In the book ‘The Hitchhikers Guide to the Galaxy’ Douglas Adams describes how the hero meets Slartibartfast and hears how a race of hyper-intelligent pan-dimensional beings built a computer named Deep Thought to calculate the Answer to the Ultimate Question of Life, the Universe, and Everything. After many millennia, the answer is revealed to be 42. They then realise they don’t know what the question actually was.
Being a big fan of this story I always associate the number 42 with the answer to the ultimate question. It was therefore interesting to hear that our forthcoming Digital Print Japan events December 2-4 will be held on the 42nd floor of the Keio Plaza Hotel, Shinjuku.
So, 42 is the answer, so what is the question this time? Well, it’s all to do with digital printing, and in particular inkjet. The IT Strategies Executive Conference focuses on the big questions of when and how digital printing will enter commercial printing markets. We all know one day it will make an impact, but when and to what degree? Anyone involved with sales of equipment, consumables or substrates for the vast printing industry will want to know more. A subsidiary question is whether digital can generate new revenues for the printing industry, not just replace it for short runs. Through a series of presentations and panel discussions by industry experts we hope to improve the vision of what will happen.
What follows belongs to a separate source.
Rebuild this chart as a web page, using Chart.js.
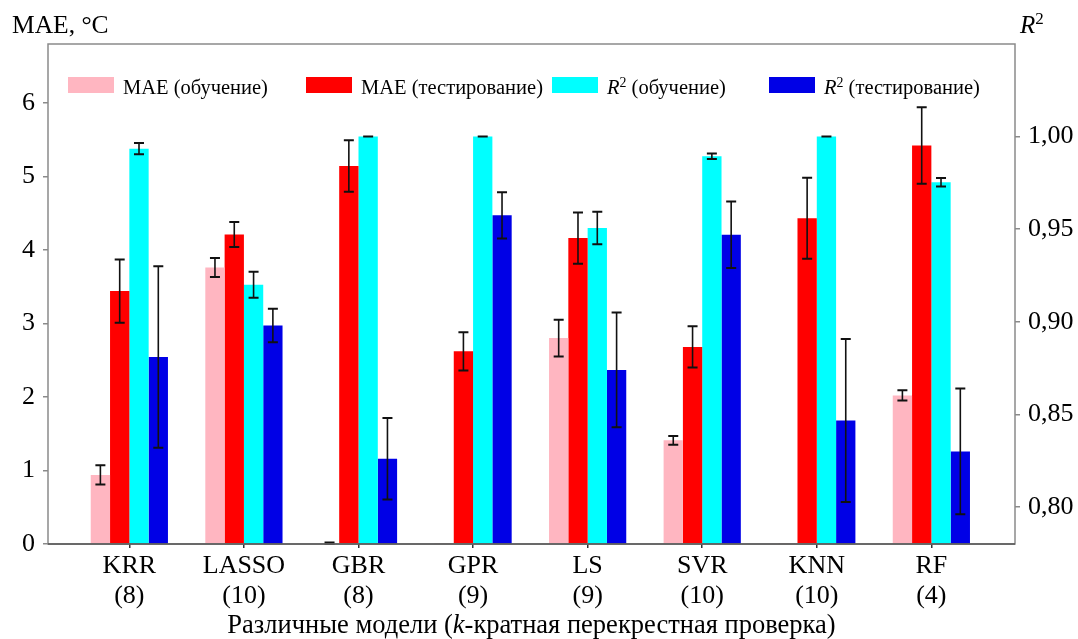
<!DOCTYPE html>
<html>
<head>
<meta charset="utf-8">
<script src="https://cdn.jsdelivr.net/npm/chart.js@4.4.0/dist/chart.umd.min.js"></script>
<style>
html, body { margin: 0; padding: 0; background: #fff; }
#wrap { width: 1078px; height: 639px; position: relative; }
</style>
</head>
<body>
<div id="wrap"><canvas id="modelChart"></canvas></div>
<script>
// models and k for the k-fold cross validation
const models = ['KRR', 'LASSO', 'GBR', 'GPR', 'LS', 'SVR', 'KNN', 'RF'];
const kFolds = ['(8)', '(10)', '(8)', '(9)', '(9)', '(10)', '(10)', '(4)'];

// MAE, °C (left axis)
const maeTrain    = [0.94, 3.76, 0.01, 0.003, 2.80, 1.41, 0.003, 2.02];
const maeTrainErr = [0.13, 0.13, 0.01, null, 0.25, 0.06, null, 0.07];
const maeTest     = [3.44, 4.21, 5.14, 2.62, 4.16, 2.68, 4.43, 5.42];
const maeTestErr  = [0.43, 0.17, 0.35, 0.26, 0.35, 0.28, 0.55, 0.52];

// R2 (right axis)
const r2Train    = [0.9935, 0.920, 1.000, 1.000, 0.9506, 0.9894, 1.000, 0.9753];
const r2TrainErr = [0.003, 0.007, 0, 0, 0.0088, 0.0015, 0, 0.0023];
const r2Test     = [0.881, 0.898, 0.826, 0.9575, 0.874, 0.947, 0.8467, 0.830];
const r2TestErr  = [0.049, 0.009, 0.022, 0.0125, 0.031, 0.018, 0.044, 0.034];

const maeTicks = [0, 1, 2, 3, 4, 5, 6];
const r2Ticks = [0.80, 0.85, 0.90, 0.95, 1.00];

// *italic*  ^superscript^
const seriesLabels = ['MAE (обучение)', 'MAE (тестирование)', '*R*^2^ (обучение)', '*R*^2^ (тестирование)'];
const seriesColors = ['#ffb6c1', '#ff0000', '#00ffff', '#0000e6'];
const leftTitle = 'MAE, °C';
const rightTitle = '*R*^2^';
const bottomTitle = 'Различные модели (*k*-кратная перекрестная проверка)';

const serif = '"Liberation Serif", "Times New Roman", serif';

function points(values) {
	return values.map((v, i) => ({ x: i, y: v }));
}

function parseRich(text) {
	const runs = [];
	let italic = false, sup = false, buf = '';
	for (const ch of text) {
		if (ch === '*' || ch === '^') {
			if (buf) runs.push({ text: buf, italic: italic, sup: sup });
			buf = '';
			if (ch === '*') italic = !italic; else sup = !sup;
		} else {
			buf += ch;
		}
	}
	if (buf) runs.push({ text: buf, italic: italic, sup: sup });
	return runs;
}

function richFont(run, size) {
	return (run.italic ? 'italic ' : '') + (run.sup ? size * 0.68 : size).toFixed(1) + 'px ' + serif;
}

function richWidth(ctx, text, size) {
	let w = 0;
	parseRich(text).forEach(r => { ctx.font = richFont(r, size); w += ctx.measureText(r.text).width; });
	return w;
}

function drawRich(ctx, text, x, y, size, align) {
	if (align === 'center') x -= richWidth(ctx, text, size) / 2;
	ctx.textAlign = 'left';
	ctx.textBaseline = 'alphabetic';
	ctx.fillStyle = '#000';
	parseRich(text).forEach(r => {
		ctx.font = richFont(r, size);
		ctx.fillText(r.text, x, r.sup ? y - size * 0.36 : y);
		x += ctx.measureText(r.text).width;
	});
}

const decorPlugin = {
	id: 'decor',
	afterDatasetsDraw(chart) {
		const ctx = chart.ctx;
		const a = chart.chartArea;
		ctx.save();

		// error bars
		ctx.strokeStyle = '#111';
		chart.data.datasets.forEach((ds, i) => {
			const meta = chart.getDatasetMeta(i);
			const scale = chart.scales[ds.yAxisID];
			meta.data.forEach((bar, j) => {
				const err = ds.errors[j];
				if (err === null) return;
				const v = ds.data[j].y;
				const top = scale.getPixelForValue(v + err);
				const bot = scale.getPixelForValue(v - err);
				ctx.lineWidth = 1.6;
				ctx.beginPath();
				ctx.moveTo(bar.x, top); ctx.lineTo(bar.x, bot);
				ctx.stroke();
				ctx.lineWidth = 2;
				ctx.beginPath();
				ctx.moveTo(bar.x - 5, top); ctx.lineTo(bar.x + 5, top);
				ctx.moveTo(bar.x - 5, bot); ctx.lineTo(bar.x + 5, bot);
				ctx.stroke();
			});
		});

		// frame
		ctx.strokeStyle = '#8a8a8a';
		ctx.lineWidth = 1.5;
		ctx.strokeRect(a.left, a.top, a.right - a.left, a.bottom - a.top);
		ctx.strokeStyle = '#555';
		ctx.beginPath();
		ctx.moveTo(a.left, a.bottom); ctx.lineTo(a.right, a.bottom);
		ctx.stroke();

		// legend inside the plot
		const legendX = [20, 258, 504, 721];
		chart.data.datasets.forEach((ds, i) => {
			const bx = a.left + legendX[i];
			ctx.fillStyle = ds.backgroundColor;
			ctx.fillRect(bx, a.top + 33, 46, 16);
			drawRich(ctx, ds.label, bx + 55, a.top + 50, 20.5);
		});

		// axis titles
		drawRich(ctx, leftTitle, 12, 33, 25.5);
		drawRich(ctx, rightTitle, a.right + 5, 33, 25);
		drawRich(ctx, bottomTitle, (a.left + a.right) / 2, 633, 26.5, 'center');
		ctx.restore();
	}
};

const tickFont = { family: serif, size: 26, lineHeight: 1.15 };

const ctx = document.getElementById('modelChart').getContext('2d');
const modelChart = new Chart(ctx, {
	type: 'bar',
	data: {
		datasets: [
			{ label: seriesLabels[0], data: points(maeTrain), errors: maeTrainErr, backgroundColor: seriesColors[0], yAxisID: 'y' },
			{ label: seriesLabels[1], data: points(maeTest), errors: maeTestErr, backgroundColor: seriesColors[1], yAxisID: 'y' },
			{ label: seriesLabels[2], data: points(r2Train), errors: r2TrainErr, backgroundColor: seriesColors[2], yAxisID: 'y1' },
			{ label: seriesLabels[3], data: points(r2Test), errors: r2TestErr, backgroundColor: seriesColors[3], yAxisID: 'y1' }
		]
	},
	options: {
		responsive: true,
		maintainAspectRatio: false,
		animation: false,
		categoryPercentage: 0.674,
		barPercentage: 1,
		layout: { padding: { top: 44, left: 0, right: 0, bottom: 0 } },
		plugins: {
			legend: { display: false },
			tooltip: { enabled: false }
		},
		scales: {
			x: {
				type: 'linear',
				min: -0.71,
				max: 7.73,
				offset: false,
				afterBuildTicks: s => { s.ticks = models.map((m, i) => ({ value: i })); },
				afterFit: s => { s.height = 95; },
				grid: { offset: false, drawOnChartArea: false, drawTicks: true, tickLength: 4, color: '#333', lineWidth: 1.5 },
				border: { display: false },
				ticks: {
					autoSkip: false,
					maxRotation: 0,
					padding: 3,
					color: '#000',
					font: tickFont,
					callback: v => [models[v], kFolds[v]]
				}
			},
			y: {
				position: 'left',
				min: 0,
				max: 6.8,
				afterBuildTicks: s => { s.ticks = maeTicks.map(v => ({ value: v })); },
				afterFit: s => { s.width = 48; },
				grid: { drawOnChartArea: false, tickLength: 5, color: '#8a8a8a', lineWidth: 1.5 },
				border: { display: false },
				ticks: { padding: 8, color: '#000', font: tickFont }
			},
			y1: {
				position: 'right',
				min: 0.78,
				max: 1.05,
				afterBuildTicks: s => { s.ticks = r2Ticks.map(v => ({ value: v })); },
				afterFit: s => { s.width = 63; },
				grid: { drawOnChartArea: false, tickLength: 5, color: '#8a8a8a', lineWidth: 1.5 },
				border: { display: false },
				ticks: {
					padding: 8,
					color: '#000',
					font: tickFont,
					callback: v => v.toFixed(2).replace('.', ',')
				}
			}
		}
	},
	plugins: [decorPlugin]
});
</script>
</body>
</html>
As well as commercial printing, inkjet is becoming increasingly used for other applications as well. Once desktop printing produced the majority of the inkjet industries revenues, but pages printed in the home is in rapid decline, and vendors are looking elsewhere for new business. Inkjet is already strong in graphics printing and has grown at a phenomenal rate for decorating ceramic tiles. The digital textile market is now taking off, soon to be followed by packaging and labelling applications, and decor printing – flooring, wall coverings, panels and so on. The technology involved in all of these non-office printing applications requires different printhead and ink technology to desktop printing. Building reliable machines to deliver high quality print in manufacturing environments involves addressing new issues and challenges. For this reason we are bringing the Inkjet Academy course to Japan. The course gives an overview of all of the issues involved in industrial product integration. Over 2,500 have attended this course already, helping build the industrial inkjet industry. This is the first time we have held the course in Japan, so don’t miss it.
And hopefully there will be no need to build ‘Earth2’ to discover the question this time, all will be clear!